Well, that’s the thousand (1086 to here.) Later--

Monday, June 1, 2009

Rules of the Game

Rules of the Game: Not that rules are necessary but I do like to have some self-imposed guidelines in order to maintain a certain consistency in my life and writings. The blog is intended to replace two major efforts of mine: creative writing of poems, stories, plays, and presentations of ideas; and writing my thoughts on life, living, and attempts at finding the truth.

The first of these has no limit or guidelines other than the form of the piece, the second will be limited to about 1000 words, this would be the length of the aforementioned 2 pages, 4 sides of notebook paper. I know from experience that the limit is necessary, otherwise the entry can get too long or too short to be useful.

Useful to whom? Well, me course. For example, I reviewed several days' entries made five years ago in 2004 and found that there was a certain consistency to then and now. This led to re-evaluating the utility of writing almost daily entries. If my thinking wasn't changing, maybe I should put it out there to be assessed by others and worked in the forge of opinion.

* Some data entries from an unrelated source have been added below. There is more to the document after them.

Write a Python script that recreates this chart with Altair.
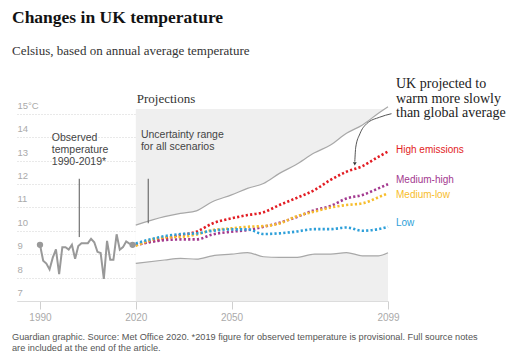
import altair as alt
import pandas as pd

# ---------------- data ----------------
obs_years = list(range(1990, 2020))
obs_temp = [9.40, 8.72, 8.60, 8.35, 8.85, 9.20, 8.15, 9.30, 9.30, 9.20,
            9.40, 8.80, 9.35, 9.47, 9.47, 9.47, 9.66, 9.51, 9.10, 9.05,
            7.94, 9.57, 8.76, 8.76, 9.85, 9.19, 9.30, 9.54, 9.45, 9.40]

proj_years = [2020, 2029, 2034, 2039, 2044, 2050, 2055, 2060, 2065, 2070,
              2076, 2081, 2086, 2091, 2096, 2099]
band_upper = [10.24, 10.60, 10.74, 10.85, 11.24, 11.53, 11.81, 12.02, 12.45, 12.81,
              13.33, 13.66, 14.16, 14.52, 15.02, 15.30]
band_lower = [8.61, 8.75, 8.82, 8.79, 8.93, 9.00, 9.07, 8.89, 8.86, 8.86,
              9.00, 9.00, 9.07, 8.93, 8.93, 9.06]
high = [9.39, 9.67, 9.82, 9.96, 10.31, 10.53, 10.67, 10.79, 11.10, 11.38,
        11.74, 12.17, 12.52, 12.76, 13.16, 13.38]
medium_high = [9.39, 9.60, 9.63, 9.63, 9.84, 9.96, 10.03, 10.17, 10.34, 10.57,
               10.88, 11.06, 11.38, 11.53, 11.81, 11.99]
medium_low = [9.36, 9.72, 9.74, 9.84, 10.03, 10.10, 10.17, 10.20, 10.31, 10.60,
              10.82, 10.99, 11.10, 11.17, 11.43, 11.60]
low = [9.46, 9.77, 9.86, 9.89, 10.00, 10.06, 10.06, 9.86, 9.89, 9.96,
       10.07, 10.07, 10.14, 10.00, 10.07, 10.17]

scenario_names = ["High emissions", "Medium-high", "Medium-low", "Low"]
scenario_colors = ["#e21c23", "#a3398f", "#f7bd2c", "#2d9fd9"]
scenario_label_values = [13.43, 12.18, 11.54, 10.32]

x_ticks = [1990, 2020, 2050, 2099]
y_ticks = [7, 8, 9, 10, 11, 12, 13, 14, 15]
x_domain = [1982.8, 2099]
y_domain = [7, 15.2]
proj_start, proj_end = 2020, 2099

title = "Changes in UK temperature"
subtitle = "Celsius, based on annual average temperature"
footer1 = ("Guardian graphic. Source: Met Office 2020. *2019 figure for observed "
           "temperature is provisional. Full source notes")
footer2 = "are included at the end of the article."

note_texts = ["Observed\ntemperature\n1990-2019*", "Uncertainty range\nfor all scenarios"]
note_years = [1993.7, 2021.6]
note_values = [13.82, 13.97]
connector_years = [2002.3, 2023.9]
connector_top = [12.22, 12.22]
connector_bottom = [9.73, 10.32]

callout_text = "UK projected to\nwarm more slowly\nthan global average"
callout_value = 16.08
arrow_years = [2100.1, 2096.4, 2092.3, 2090.2, 2088.9, 2088.6]
arrow_values = [15.00, 14.85, 14.57, 14.14, 13.57, 12.95]
arrow_head = (2088.6, 12.86)

projections_label_value = 15.63

SERIF = "Liberation Serif"
SANS = "Liberation Sans"

# ---------------- tables ----------------
obs_df = pd.DataFrame({"year": obs_years, "temp": obs_temp})
ends_df = obs_df.iloc[[0, -1]]
band_df = pd.DataFrame({"year": proj_years, "upper": band_upper, "lower": band_lower})
scen_rows = []
for name, vals in zip(scenario_names, [high, medium_high, medium_low, low]):
    for y, v in zip(proj_years, vals):
        scen_rows.append({"scenario": name, "year": y, "temp": v})
scen_df = pd.DataFrame(scen_rows)
lab_df = pd.DataFrame({"scenario": scenario_names, "year": [proj_end] * 4,
                       "temp": scenario_label_values})
rect_df = pd.DataFrame({"x": [proj_start], "x2": [proj_end],
                        "y": [y_domain[0]], "y2": [y_domain[1]]})
note_df = pd.DataFrame({"t": note_texts, "year": note_years, "temp": note_values})
conn_df = pd.DataFrame({"year": connector_years, "top": connector_top,
                        "bottom": connector_bottom})
arrow_df = pd.DataFrame({"year": arrow_years, "temp": arrow_values,
                         "i": list(range(len(arrow_years)))})
head_df = pd.DataFrame({"year": [arrow_head[0]], "temp": [arrow_head[1]]})
callout_df = pd.DataFrame({"t": [callout_text], "year": [proj_end], "temp": [callout_value]})
proj_lab_df = pd.DataFrame({"t": ["Projections"], "year": [proj_start],
                            "temp": [projections_label_value]})

xs = alt.Scale(domain=x_domain, nice=False, zero=False)
ys = alt.Scale(domain=y_domain, nice=False, zero=False)

x_axis = alt.Axis(values=x_ticks, format="d", grid=False, domainColor="#dcdcdc",
                  tickColor="#d0d0d0", tickSize=8, labelColor="#aaaaaa",
                  labelFont=SANS, labelFontSize=10, labelPadding=3, title=None,
                  labelFlush=False)
y_axis = alt.Axis(values=y_ticks, grid=True, gridColor="#d2d2d2", gridDash=[1, 2],
                  domain=False, ticks=False, tickSize=0, labelAlign="left",
                  labelPadding=0, labelBaseline="alphabetic", labelOffset=-5.5,
                  labelColor="#aaaaaa", labelFont=SANS, labelFontSize=9.5,
                  labelExpr="datum.value == 15 ? '15°C' : datum.label",
                  title=None)


def X(field="year"):
    return alt.X(f"{field}:Q", scale=xs, axis=x_axis)


def Y(field="temp"):
    return alt.Y(f"{field}:Q", scale=ys, axis=y_axis)


hatch = alt.Chart(rect_df).mark_rect(color="#efefef").encode(
    x=X("x"), x2="x2:Q", y=Y("y"), y2="y2:Q")

white_band = alt.Chart(band_df).mark_area(color="white", interpolate="monotone").encode(
    x=X(), y=Y("upper"), y2="lower:Q")

upper_line = alt.Chart(band_df).mark_line(color="#a8a8a8", strokeWidth=1.2,
                                          interpolate="monotone").encode(x=X(), y=Y("upper"))
lower_line = alt.Chart(band_df).mark_line(color="#a8a8a8", strokeWidth=1.2,
                                          interpolate="monotone").encode(x=X(), y=Y("lower"))

color_scale = alt.Scale(domain=scenario_names, range=scenario_colors)
scen_lines = alt.Chart(scen_df).mark_line(strokeWidth=2.6, strokeDash=[2.2, 2.2],
                                          interpolate="monotone").encode(
    x=X(), y=Y(), color=alt.Color("scenario:N", scale=color_scale, legend=None),
    detail="scenario:N")

obs_line = alt.Chart(obs_df).mark_line(color="#999999", strokeWidth=2).encode(x=X(), y=Y())
obs_dots = alt.Chart(ends_df).mark_circle(color="#999999", size=40, opacity=1).encode(
    x=X(), y=Y())

scen_labels = alt.Chart(lab_df).mark_text(align="left", baseline="middle", dx=8,
                                          font=SANS, fontSize=10).encode(
    x=X(), y=Y(), text="scenario:N",
    color=alt.Color("scenario:N", scale=color_scale, legend=None))

notes = alt.Chart(note_df).mark_text(align="left", baseline="alphabetic", lineBreak="\n",
                                     lineHeight=12, font=SANS, fontSize=10.5,
                                     color="#444444").encode(x=X(), y=Y(), text="t:N")
connectors = alt.Chart(conn_df).mark_rule(color="#555555", strokeWidth=1).encode(
    x=X(), y=Y("top"), y2="bottom:Q")

arrow = alt.Chart(arrow_df).mark_line(color="#555555", strokeWidth=1,
                                      interpolate="monotone").encode(
    x=X(), y=Y(), order="i:O")
head = alt.Chart(head_df).mark_point(shape="triangle-down", filled=True, size=14,
                                     color="#333333", opacity=1).encode(x=X(), y=Y())

callout = alt.Chart(callout_df).mark_text(align="left", baseline="alphabetic", dx=8,
                                          lineBreak="\n", lineHeight=14.2, font=SERIF,
                                          fontSize=14, color="#222222").encode(
    x=X(), y=Y(), text="t:N")
proj_label = alt.Chart(proj_lab_df).mark_text(align="left", baseline="middle", dx=1,
                                              font=SERIF, fontSize=13,
                                              color="#333333").encode(
    x=X(), y=Y(), text="t:N")


def fixed_text(txt, xv, yv, size, font, color, weight="normal"):
    return alt.Chart(pd.DataFrame({"t": [txt]})).mark_text(
        align="left", baseline="alphabetic", font=font, fontSize=size,
        fontWeight=weight, color=color).encode(
        text="t:N", x=alt.value(xv), y=alt.value(yv))


title_t = fixed_text(title, -5, -86, 17.5, SERIF, "#121212", "bold")
subtitle_t = fixed_text(subtitle, -5, -54, 13, SERIF, "#333333")
foot1 = fixed_text(footer1, -5, 231, 9.2, SANS, "#555555")
foot2 = fixed_text(footer2, -5, 241.5, 9.2, SANS, "#555555")

chart = alt.layer(
    hatch, white_band, upper_line, lower_line, scen_lines, obs_line, obs_dots,
    scen_labels, notes, connectors, arrow, head, callout, proj_label,
    title_t, subtitle_t, foot1, foot2,
).properties(
    width=371, height=192,
    autosize=alt.AutoSizeParams(type="none"),
    padding={"left": 9, "top": 101, "right": 125, "bottom": 54},
    background="white",
).configure_view(stroke=None)

chart.save("out.html", embed_options={"renderer": "svg", "actions": False})
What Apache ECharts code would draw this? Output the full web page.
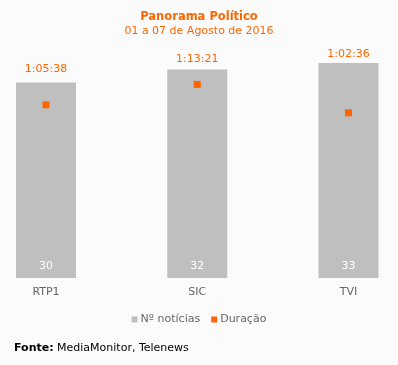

On the creative writing side of the blog, I will continue to work to develop my ability to express myself. In 2007/8, I participated in "Open Floodgate," a creative site which has since closed due to lack of sponsorship, and postied more than 80 creations in the above mentioned categories. The creations were bundled into a book, published by a vanity press, and given to my family. The works include a whole range of ideas that express my thinking, albeit in esoteric terms. I thought it would be nice if my grandchildren, sometime in the future, could read and understand how I saw the world.

These preliminary thoughts are the what and why of the blog.